## Data segment
──────
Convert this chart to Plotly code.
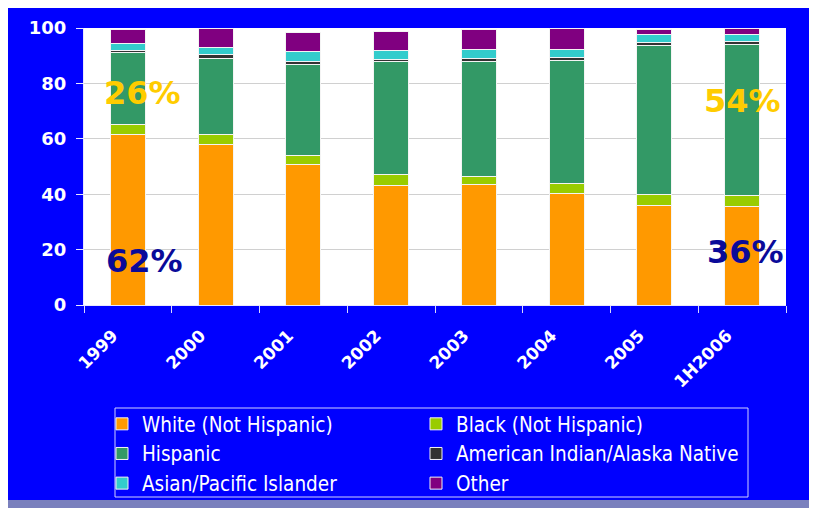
import plotly.graph_objects as go

years = ["1999", "2000", "2001", "2002", "2003", "2004", "2005", "1H2006"]
white = [61.7, 58.1, 50.8, 43.0, 43.4, 40.1, 36.0, 35.4]
black = [3.6, 3.6, 3.2, 4.0, 2.9, 3.7, 3.9, 4.2]
hispanic = [25.9, 27.3, 33.0, 41.0, 41.7, 44.6, 53.8, 54.5]
amind = [0.8, 1.5, 1.0, 0.7, 1.0, 0.9, 1.0, 1.0]
asian = [2.4, 2.6, 3.6, 3.2, 3.2, 2.9, 2.8, 2.4]
other = [5.2, 6.6, 6.7, 7.0, 7.4, 7.6, 2.1, 2.2]

# (name, values, colour, legend column)
series = [
    ("White (Not Hispanic)", white, "#FF9900", "legend"),
    ("Black (Not Hispanic)", black, "#99CC00", "legend2"),
    ("Hispanic", hispanic, "#339966", "legend"),
    ("American Indian/Alaska Native", amind, "#333333", "legend2"),
    ("Asian/Pacific Islander", asian, "#33CCCC", "legend"),
    ("Other", other, "#800080", "legend2"),
]

callouts = [
    ("26%", 0.083, 76.6, "#FFCC00"),
    ("62%", 0.086, 15.9, "#0A0A99"),
    ("54%", 0.938, 73.7, "#FFCC00"),
    ("36%", 0.942, 19.2, "#0A0A99"),
]

# plot area in figure pixels
L, T, W, H = 76, 20, 702, 277
B = T + H


def px(x):
    return (x - L) / W


def py(y):
    return (B - y) / H


fig = go.Figure()
for name, vals, col, leg in series:
    fig.add_trace(go.Bar(
        x=years, y=vals, name=name, legend=leg,
        marker=dict(color=col, line=dict(color="#F4F4F4", width=1)),
    ))

for txt, xp, yv, col in callouts:
    fig.add_annotation(
        text=txt, x=xp, y=yv, xref="paper", yref="y", showarrow=False,
        font=dict(family="DejaVu Sans", size=32, color=col, weight="bold"),
        xanchor="center", yanchor="middle",
    )

# blue slide panel
fig.add_shape(type="rect", xref="paper", yref="paper",
              x0=px(0), x1=px(805), y0=py(492), y1=py(-2),
              fillcolor="#0000FF", line=dict(width=0), layer="below")
# white plot area
fig.add_shape(type="rect", xref="paper", yref="paper",
              x0=0, x1=1, y0=0, y1=1,
              fillcolor="white", line=dict(width=0), layer="below")
# legend frame
fig.add_shape(type="rect", xref="paper", yref="paper",
              x0=px(107), x1=px(740), y0=py(489), y1=py(400),
              fillcolor="rgba(0,0,0,0)", line=dict(width=1, color="#D0D0FF"),
              layer="below")

legfont = dict(family="DejaVu Sans Condensed, DejaVu Sans", size=20.5, color="white")
legcommon = dict(
    orientation="v", traceorder="normal", yanchor="top", xanchor="left",
    y=py(396), bgcolor="rgba(0,0,0,0)", borderwidth=0, font=legfont,
    tracegroupgap=0,
)

fig.update_layout(
    width=817, height=508,
    margin=dict(l=L, r=817 - L - W, t=T, b=508 - B, autoexpand=False),
    paper_bgcolor="#7A80BD",
    plot_bgcolor="white",
    barmode="stack",
    bargap=0.6,
    showlegend=True,
    legend=dict(x=px(94), **legcommon),
    legend2=dict(x=px(408), **legcommon),
    xaxis=dict(
        tickangle=-45, tickson="boundaries", ticks="outside", ticklen=7,
        tickcolor="#D8D8FF", showline=True, linecolor="#E8E8FF", linewidth=1,
        tickfont=dict(family="DejaVu Sans", size=17, color="white", weight="bold"),
        ticklabelstandoff=13, ticklabelshift=-15,
        automargin=False,
    ),
    yaxis=dict(
        range=[0, 100], dtick=20, ticks="outside", ticklen=7, tickcolor="#E8E8FF",
        showgrid=True, gridcolor="#D0D0D0", zeroline=False,
        showline=True, linecolor="#E8E8FF", automargin=False,
        ticklabelstandoff=6,
        tickfont=dict(family="DejaVu Sans", size=18, color="white", weight="bold"),
    ),
)

fig.write_html("out.html")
──────
## Instructions to follow
Transcribe the material exactly, leaving every picture out.

## Full answer
Convert this chart to Plotly code.
import plotly.graph_objects as go

years = ["1999", "2000", "2001", "2002", "2003", "2004", "2005", "1H2006"]
white = [61.7, 58.1, 50.8, 43.0, 43.4, 40.1, 36.0, 35.4]
black = [3.6, 3.6, 3.2, 4.0, 2.9, 3.7, 3.9, 4.2]
hispanic = [25.9, 27.3, 33.0, 41.0, 41.7, 44.6, 53.8, 54.5]
amind = [0.8, 1.5, 1.0, 0.7, 1.0, 0.9, 1.0, 1.0]
asian = [2.4, 2.6, 3.6, 3.2, 3.2, 2.9, 2.8, 2.4]
other = [5.2, 6.6, 6.7, 7.0, 7.4, 7.6, 2.1, 2.2]

# (name, values, colour, legend column)
series = [
    ("White (Not Hispanic)", white, "#FF9900", "legend"),
    ("Black (Not Hispanic)", black, "#99CC00", "legend2"),
    ("Hispanic", hispanic, "#339966", "legend"),
    ("American Indian/Alaska Native", amind, "#333333", "legend2"),
    ("Asian/Pacific Islander", asian, "#33CCCC", "legend"),
    ("Other", other, "#800080", "legend2"),
]

callouts = [
    ("26%", 0.083, 76.6, "#FFCC00"),
    ("62%", 0.086, 15.9, "#0A0A99"),
    ("54%", 0.938, 73.7, "#FFCC00"),
    ("36%", 0.942, 19.2, "#0A0A99"),
]

# plot area in figure pixels
L, T, W, H = 76, 20, 702, 277
B = T + H


def px(x):
    return (x - L) / W


def py(y):
    return (B - y) / H


fig = go.Figure()
for name, vals, col, leg in series:
    fig.add_trace(go.Bar(
        x=years, y=vals, name=name, legend=leg,
        marker=dict(color=col, line=dict(color="#F4F4F4", width=1)),
    ))

for txt, xp, yv, col in callouts:
    fig.add_annotation(
        text=txt, x=xp, y=yv, xref="paper", yref="y", showarrow=False,
        font=dict(family="DejaVu Sans", size=32, color=col, weight="bold"),
        xanchor="center", yanchor="middle",
    )

# blue slide panel
fig.add_shape(type="rect", xref="paper", yref="paper",
              x0=px(0), x1=px(805), y0=py(492), y1=py(-2),
              fillcolor="#0000FF", line=dict(width=0), layer="below")
# white plot area
fig.add_shape(type="rect", xref="paper", yref="paper",
              x0=0, x1=1, y0=0, y1=1,
              fillcolor="white", line=dict(width=0), layer="below")
# legend frame
fig.add_shape(type="rect", xref="paper", yref="paper",
              x0=px(107), x1=px(740), y0=py(489), y1=py(400),
              fillcolor="rgba(0,0,0,0)", line=dict(width=1, color="#D0D0FF"),
              layer="below")

legfont = dict(family="DejaVu Sans Condensed, DejaVu Sans", size=20.5, color="white")
legcommon = dict(
    orientation="v", traceorder="normal", yanchor="top", xanchor="left",
    y=py(396), bgcolor="rgba(0,0,0,0)", borderwidth=0, font=legfont,
    tracegroupgap=0,
)

fig.update_layout(
    width=817, height=508,
    margin=dict(l=L, r=817 - L - W, t=T, b=508 - B, autoexpand=False),
    paper_bgcolor="#7A80BD",
    plot_bgcolor="white",
    barmode="stack",
    bargap=0.6,
    showlegend=True,
    legend=dict(x=px(94), **legcommon),
    legend2=dict(x=px(408), **legcommon),
    xaxis=dict(
        tickangle=-45, tickson="boundaries", ticks="outside", ticklen=7,
        tickcolor="#D8D8FF", showline=True, linecolor="#E8E8FF", linewidth=1,
        tickfont=dict(family="DejaVu Sans", size=17, color="white", weight="bold"),
        ticklabelstandoff=13, ticklabelshift=-15,
        automargin=False,
    ),
    yaxis=dict(
        range=[0, 100], dtick=20, ticks="outside", ticklen=7, tickcolor="#E8E8FF",
        showgrid=True, gridcolor="#D0D0D0", zeroline=False,
        showline=True, linecolor="#E8E8FF", automargin=False,
        ticklabelstandoff=6,
        tickfont=dict(family="DejaVu Sans", size=18, color="white", weight="bold"),
    ),
)

fig.write_html("out.html")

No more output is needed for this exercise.